In 1980, the novel was translated into Japanese by Professor Michio Ochi in 11 volumes, under the title of Kawaisô na watashi no kuni .

==Reception==
The book sold 30,000 copies within a year of publication and 70,000 within five years, rendering it a success in Australian literary terms. Australian reviewers were mixed but overall positive. The Adelaide Advertiser review was entitled "A Passionate Cry for a Land and a People", while the Courier-Mail called it a "big blockbuster". Historian Manning Clark, in the Canberra Times, titled his review "Artist Turns Angry Prophet".

The Sydney Morning Herald ran two conflicting reviews: one entitled "Compelling Power" and the other "Foaming River of Prose". Much criticism centred on the novel's length, with the reviewer for the Nation Review joking about "poor fellow Xavier Herbert's typewriter".

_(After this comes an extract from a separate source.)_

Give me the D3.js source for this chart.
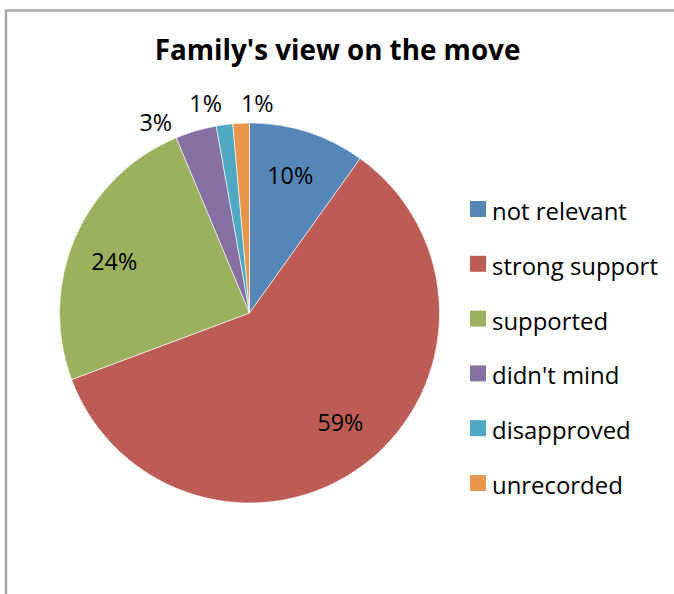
<!DOCTYPE html>
<html><head><meta charset="utf-8">
<script src="https://cdn.jsdelivr.net/npm/d3@7"></script>
<style>body{margin:0;background:#fff}svg{display:block}</style>
</head><body>
<svg id="c" width="674" height="594"></svg>
<script>
const categories = ["not relevant","strong support","supported","didn't mind","disapproved","unrecorded"];
const values = [9.9, 59.4, 24.4, 3.5, 1.4, 1.4];
const labels = ["10%","59%","24%","3%","1%","1%"];
const colors = ["#5586b8","#bc5c55","#9cb160","#8670a1","#4fa8c1","#e8964e"];
const title = "Family's view on the move";

const FONT = "'Open Sans', 'Noto Sans', sans-serif";
const svg = d3.select("#c");
const W = 674, H = 594;

// frame
svg.append("rect").attr("x",6).attr("y",10.5).attr("width",W+10).attr("height",H+10)
  .attr("fill","#fff").attr("stroke","#a6a6a6").attr("stroke-width",2.5);

function fit(sel, target){
  const base = 100; sel.attr("font-size", base);
  const w = sel.node().getComputedTextLength();
  sel.attr("font-size", base*target/w);
  return base*target/w;
}

// title
const t = svg.append("text").attr("x",337.5).attr("y",60).attr("text-anchor","middle")
  .attr("font-family",FONT).attr("font-weight","bold").attr("fill","#000").text(title);
fit(t, 366);

const cx = 249.5, cy = 313, r = 190;
const g = svg.append("g").attr("transform",`translate(${cx},${cy})`);
const pie = d3.pie().sort(null).value(d=>d.v);
const data = pie(categories.map((c,i)=>({c, v:values[i], lab:labels[i], col:colors[i]})));
const arc = d3.arc().innerRadius(0).outerRadius(r);
g.selectAll("path").data(data).join("path").attr("d",arc)
  .attr("fill",d=>d.data.col).attr("stroke","#fff").attr("stroke-width",0.6);

// labels
const inner = d3.arc().innerRadius(143).outerRadius(143);
const outer = d3.arc().innerRadius(212).outerRadius(212);
const nudge = [[-3,-1],[4,-4],[-4,5],[-34,13],[-16,1],[17,2]];
const labs = g.selectAll("text.lab").data(data).join("text").attr("class","lab")
  .attr("text-anchor","middle").attr("font-family",FONT).attr("fill","#000")
  .text(d=>d.data.lab);
const labFs = fit(d3.select(labs.nodes()[0]), 46);
const pos = d => (d.endAngle-d.startAngle) > 0.5 ? inner.centroid(d) : outer.centroid(d);
labs.attr("font-size", labFs)
  .attr("x",(d,i)=>pos(d)[0]+nudge[i][0])
  .attr("y",(d,i)=>pos(d)[1]+nudge[i][1]+8.5);

// legend
const leg = svg.append("g");
const rows = leg.selectAll("g").data(categories).join("g")
  .attr("transform",(d,i)=>`translate(470,${201 + i*54.8})`);
rows.append("rect").attr("width",16).attr("height",16).attr("fill",(d,i)=>colors[i]);
const lt = rows.append("text").attr("x",22).attr("y",19).attr("font-family",FONT).attr("fill","#000").text(d=>d);
const lfs = fit(d3.select(lt.nodes()[1]), 166);
lt.attr("font-size", lfs);
</script>
</body></html>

Reaction to the book was more muted from some of Herbert's fellow writers. Randolph Stow thought that Poor Fellow My Country might be "the Australian classic" but expressed reservations at the character of Jeremy Delacy, who "is a bore on a colossal scale", and whom Stow believed to be a mouthpiece for Herbert's views rather than a character. Patrick White, Australia's only Nobel Literature laureate, admitted privately that, in spite of the "beautiful landscapes", he found it full of "cartoon dialogue and cartoon characters" and would never read the entire novel.

The novel won the 1976 Miles Franklin Award, beating Frank Hardy's But the Dead Are Many and Thomas Keneally's Gossip from the Forest.

==Interpretation==

Sean Monahan has argued that the book's conclusion serves a double purpose. Despite being the most open-minded white person in the book, Jeremy ultimately cannot leave the Aboriginal people alone at this climactic moment, and his need to "follow the logic of the white man's thinking" and interfere is what causes the tragedy. Prindy, meanwhile, was defined by Herbert as "the symbol of the tragedy of the Australian Dream" and his death symbolises the inevitable failure of the Australian nation unless it finds a better way forward for its Indigenous people.